On 30 December 1935, at 2:45 a.m., after 19 hours and 44 minutes in the air, Saint-Exupéry, along with his mechanic-navigator André Prévot, crashed in the Sahara desert. They were attempting to break the speed record in a Paris-to-Saigon air race … and win a prize of 150,000 francs. The crash site is thought to have been near the Wadi Natrun valley, close to the Nile Delta.
Both Saint-Exupéry and Prévot miraculously survived the crash, only to face rapid dehydration in the intense desert heat. Their maps were primitive and ambiguous, leaving them with no idea of their location. Lost among the sand dunes, their sole supplies were strawberries, ten oranges, a thermos of sweet juice, chocolate, a handful of crackers, and a small ration of wine. The pair had only one day’s worth of liquid. They both began to see mirages and experience auditory hallucinations, which were quickly followed by more vivid hallucinations. By the second and third day, they were so dehydrated that they stopped sweating altogether. Finally, on the fourth day, a Bedouin on a camel discovered them and administered a native rehydration treatment that saved their lives. The near brush with death would figure prominently in his 1939 memoir, “Wind, Sand and Stars”, winner of several awards. Saint-Exupéry’s classic novella “The Little Prince”, which begins with a pilot being marooned in the desert, is, in part, a reference to this experience.
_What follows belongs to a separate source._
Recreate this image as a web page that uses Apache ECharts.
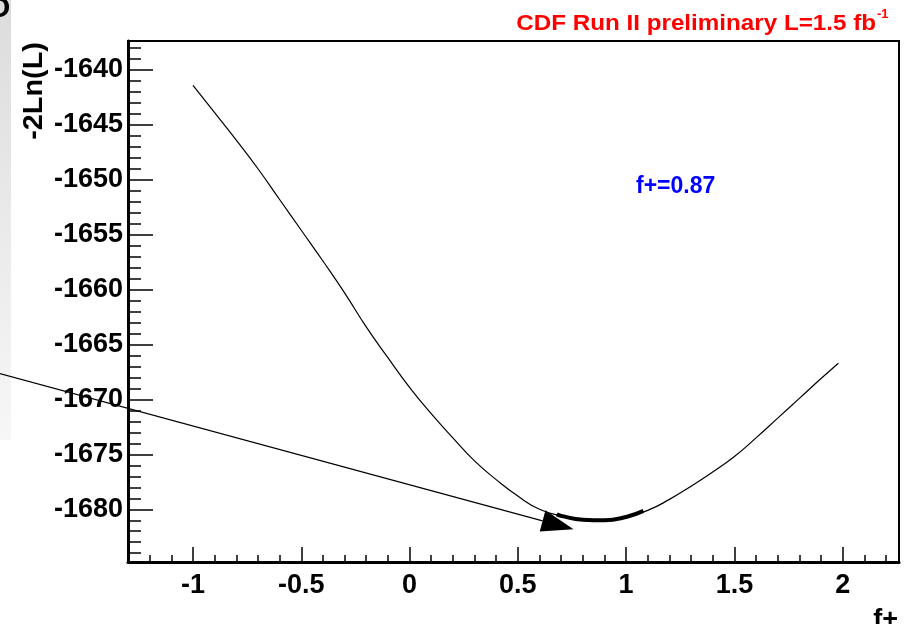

Looking back on all these events I find a thread running and that is this. Ever since I first read about the little prince, like him I seem to have nursed thoughts and wishes that grown-ups would not understand. One of them is to sit under a Baobab tree, and the other is to read “The Little Prince” in French. Ideally, some day I should be able to sit under the one and read the other, taking small breaks to savour some poetry of Apollinaire.
Will my wishes be fulfilled? I do not know, but I have just learned that the Indian name of the Adansonia Digitata is Kalpavriksha – the wish-fulfilling tree!